From UCLA Newsroom:
Plants all over the world are more sensitive to drought than many experts realized, according to a new study by scientists at UCLA and China’s Xishuangbanna Tropical Botanical Garden. The research will improve predictions of which plant species will survive the increasingly intense droughts associated with global climate change.
The research is reported online by Ecology Letters and will be published in an upcoming print edition.
Predicting how plants will respond to climate change is crucial for their conservation. But good predictions require an understanding of plants’ ability to acclimate to environmental changes, or their “plasticity.” All organisms show some degree of plasticity, but because they’re stationary, plants are especially dependent on this ability.

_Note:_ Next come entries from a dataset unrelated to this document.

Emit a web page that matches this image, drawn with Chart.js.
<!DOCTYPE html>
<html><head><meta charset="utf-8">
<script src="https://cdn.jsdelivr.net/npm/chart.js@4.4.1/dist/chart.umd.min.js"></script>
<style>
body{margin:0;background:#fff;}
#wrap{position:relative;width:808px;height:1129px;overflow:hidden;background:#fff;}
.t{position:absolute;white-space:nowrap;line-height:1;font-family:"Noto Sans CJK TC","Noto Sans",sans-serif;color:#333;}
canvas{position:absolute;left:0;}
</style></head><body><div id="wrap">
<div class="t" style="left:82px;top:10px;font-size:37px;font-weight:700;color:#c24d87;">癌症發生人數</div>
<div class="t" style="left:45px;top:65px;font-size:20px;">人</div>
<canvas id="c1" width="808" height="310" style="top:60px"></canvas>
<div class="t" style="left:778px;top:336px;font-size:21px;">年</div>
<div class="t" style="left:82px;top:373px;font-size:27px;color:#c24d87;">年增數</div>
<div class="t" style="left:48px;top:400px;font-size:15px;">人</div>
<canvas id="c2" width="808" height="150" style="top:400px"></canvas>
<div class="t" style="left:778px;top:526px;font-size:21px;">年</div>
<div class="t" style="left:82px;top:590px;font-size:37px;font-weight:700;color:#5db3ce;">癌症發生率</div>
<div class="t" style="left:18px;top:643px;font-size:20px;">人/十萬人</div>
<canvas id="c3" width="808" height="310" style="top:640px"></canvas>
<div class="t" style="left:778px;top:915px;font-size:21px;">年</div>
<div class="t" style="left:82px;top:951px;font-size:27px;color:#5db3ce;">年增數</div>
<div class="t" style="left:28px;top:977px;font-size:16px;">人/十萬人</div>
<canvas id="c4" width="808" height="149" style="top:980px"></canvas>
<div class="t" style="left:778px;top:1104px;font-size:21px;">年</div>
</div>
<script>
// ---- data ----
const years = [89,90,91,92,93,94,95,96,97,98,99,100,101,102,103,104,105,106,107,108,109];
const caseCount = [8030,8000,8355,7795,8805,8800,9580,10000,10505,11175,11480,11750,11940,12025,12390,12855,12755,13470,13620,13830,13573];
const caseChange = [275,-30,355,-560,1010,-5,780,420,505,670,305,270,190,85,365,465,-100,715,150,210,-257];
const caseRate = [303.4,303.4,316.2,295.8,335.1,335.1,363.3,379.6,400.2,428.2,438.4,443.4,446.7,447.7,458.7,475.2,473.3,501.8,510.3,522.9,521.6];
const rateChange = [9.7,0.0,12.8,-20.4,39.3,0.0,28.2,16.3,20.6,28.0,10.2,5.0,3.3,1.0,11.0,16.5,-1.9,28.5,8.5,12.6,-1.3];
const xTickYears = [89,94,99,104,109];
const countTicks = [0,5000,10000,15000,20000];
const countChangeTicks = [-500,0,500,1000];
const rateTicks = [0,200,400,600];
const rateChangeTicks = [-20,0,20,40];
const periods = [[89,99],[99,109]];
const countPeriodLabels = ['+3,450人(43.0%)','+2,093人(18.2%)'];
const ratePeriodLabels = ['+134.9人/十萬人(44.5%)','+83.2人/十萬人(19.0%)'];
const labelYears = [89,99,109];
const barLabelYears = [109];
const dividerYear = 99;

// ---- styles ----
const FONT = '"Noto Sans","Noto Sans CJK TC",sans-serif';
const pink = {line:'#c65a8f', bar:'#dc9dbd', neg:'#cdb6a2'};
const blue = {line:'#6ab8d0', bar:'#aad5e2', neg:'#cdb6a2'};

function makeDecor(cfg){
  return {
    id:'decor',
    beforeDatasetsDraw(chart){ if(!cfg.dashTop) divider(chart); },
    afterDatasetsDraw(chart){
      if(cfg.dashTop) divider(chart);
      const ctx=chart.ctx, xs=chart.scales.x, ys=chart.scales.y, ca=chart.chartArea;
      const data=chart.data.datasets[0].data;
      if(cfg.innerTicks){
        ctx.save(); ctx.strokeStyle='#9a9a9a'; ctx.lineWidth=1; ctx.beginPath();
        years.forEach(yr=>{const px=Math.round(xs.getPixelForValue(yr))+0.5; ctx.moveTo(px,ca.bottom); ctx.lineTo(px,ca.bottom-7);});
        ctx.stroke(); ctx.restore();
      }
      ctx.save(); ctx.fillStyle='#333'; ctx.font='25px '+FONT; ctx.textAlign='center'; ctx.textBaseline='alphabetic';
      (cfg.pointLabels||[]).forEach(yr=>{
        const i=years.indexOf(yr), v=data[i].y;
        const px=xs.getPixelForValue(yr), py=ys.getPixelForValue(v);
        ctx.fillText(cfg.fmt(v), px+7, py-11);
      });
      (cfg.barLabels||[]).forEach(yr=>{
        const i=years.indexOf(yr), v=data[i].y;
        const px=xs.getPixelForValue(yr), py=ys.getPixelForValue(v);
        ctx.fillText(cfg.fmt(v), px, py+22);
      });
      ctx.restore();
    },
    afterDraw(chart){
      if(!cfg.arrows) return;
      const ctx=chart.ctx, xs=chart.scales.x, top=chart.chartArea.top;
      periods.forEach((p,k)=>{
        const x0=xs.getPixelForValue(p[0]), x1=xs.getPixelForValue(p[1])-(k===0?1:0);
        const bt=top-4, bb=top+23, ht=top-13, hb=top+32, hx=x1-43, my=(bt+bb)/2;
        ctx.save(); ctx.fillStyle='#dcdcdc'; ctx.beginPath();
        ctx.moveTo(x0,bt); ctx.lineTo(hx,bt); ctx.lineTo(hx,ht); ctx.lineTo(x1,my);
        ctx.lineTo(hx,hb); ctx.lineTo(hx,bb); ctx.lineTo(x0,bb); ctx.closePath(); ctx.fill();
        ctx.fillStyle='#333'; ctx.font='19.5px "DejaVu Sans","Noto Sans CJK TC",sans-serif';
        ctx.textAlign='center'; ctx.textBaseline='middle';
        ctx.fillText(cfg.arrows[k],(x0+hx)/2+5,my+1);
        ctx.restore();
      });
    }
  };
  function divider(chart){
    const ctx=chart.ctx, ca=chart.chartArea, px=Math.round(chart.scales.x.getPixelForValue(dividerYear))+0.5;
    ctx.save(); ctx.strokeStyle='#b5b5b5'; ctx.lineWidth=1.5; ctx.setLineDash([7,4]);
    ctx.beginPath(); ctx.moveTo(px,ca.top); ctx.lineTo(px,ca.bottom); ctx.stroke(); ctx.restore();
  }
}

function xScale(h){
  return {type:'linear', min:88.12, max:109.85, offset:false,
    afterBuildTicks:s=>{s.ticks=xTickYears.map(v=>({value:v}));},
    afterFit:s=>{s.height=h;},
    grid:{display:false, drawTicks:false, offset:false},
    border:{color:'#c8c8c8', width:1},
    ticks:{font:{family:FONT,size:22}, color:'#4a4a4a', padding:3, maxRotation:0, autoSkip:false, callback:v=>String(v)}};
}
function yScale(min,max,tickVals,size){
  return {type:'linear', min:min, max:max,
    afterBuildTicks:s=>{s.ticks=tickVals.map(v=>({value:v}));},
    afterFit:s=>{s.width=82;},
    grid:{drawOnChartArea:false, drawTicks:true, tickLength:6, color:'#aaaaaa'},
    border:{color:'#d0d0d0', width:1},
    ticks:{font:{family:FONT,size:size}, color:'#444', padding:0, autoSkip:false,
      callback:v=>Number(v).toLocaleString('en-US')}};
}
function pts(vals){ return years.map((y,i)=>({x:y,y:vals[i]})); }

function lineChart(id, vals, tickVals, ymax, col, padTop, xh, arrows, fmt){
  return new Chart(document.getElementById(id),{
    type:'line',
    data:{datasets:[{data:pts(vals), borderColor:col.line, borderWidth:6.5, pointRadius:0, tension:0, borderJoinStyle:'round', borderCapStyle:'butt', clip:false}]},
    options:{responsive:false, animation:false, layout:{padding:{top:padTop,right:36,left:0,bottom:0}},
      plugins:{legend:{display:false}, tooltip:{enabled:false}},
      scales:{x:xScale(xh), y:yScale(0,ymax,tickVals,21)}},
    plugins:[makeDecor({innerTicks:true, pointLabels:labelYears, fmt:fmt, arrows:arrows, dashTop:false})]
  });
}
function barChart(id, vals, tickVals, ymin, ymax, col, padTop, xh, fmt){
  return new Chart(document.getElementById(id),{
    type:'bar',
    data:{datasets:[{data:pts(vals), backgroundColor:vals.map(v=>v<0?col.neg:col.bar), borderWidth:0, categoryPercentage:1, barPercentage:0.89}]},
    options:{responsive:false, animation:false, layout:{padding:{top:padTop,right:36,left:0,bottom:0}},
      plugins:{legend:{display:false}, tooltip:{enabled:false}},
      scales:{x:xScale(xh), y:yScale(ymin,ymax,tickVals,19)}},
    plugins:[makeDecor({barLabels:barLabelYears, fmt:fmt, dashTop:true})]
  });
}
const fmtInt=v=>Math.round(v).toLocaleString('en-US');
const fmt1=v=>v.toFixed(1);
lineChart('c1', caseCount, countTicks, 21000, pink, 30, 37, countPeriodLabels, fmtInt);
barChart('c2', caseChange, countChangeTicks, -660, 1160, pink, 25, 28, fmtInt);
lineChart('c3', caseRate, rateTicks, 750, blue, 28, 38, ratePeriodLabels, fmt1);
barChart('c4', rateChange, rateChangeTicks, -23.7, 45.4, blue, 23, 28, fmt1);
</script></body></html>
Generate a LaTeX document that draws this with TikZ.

“Plants are masters of plasticity, changing their size, branching patterns, leaf colors and even their internal biochemistry to adjust to changes in climate,” said Lawren Sack, a professor of ecology and evolutionary biology in the UCLA College and the study’s senior author.
Little has been known about the degree to which plastic changes might allow plants to endure worsening droughts.
“Plants have evolved this amazing ability to sync with their environment, but they are facing their limits,” said Megan Bartlett, a UCLA doctoral student in ecology and evolutionary biology and the study’s lead author.
Compiling and analyzing data for numerous species from various ecosystems around the world, Bartlett found that most species accumulate salts in their cell sap to fine-tune their tolerance to seasonal changes in rainfall. But that adjustment only provides a relatively narrow degree of additional drought tolerance.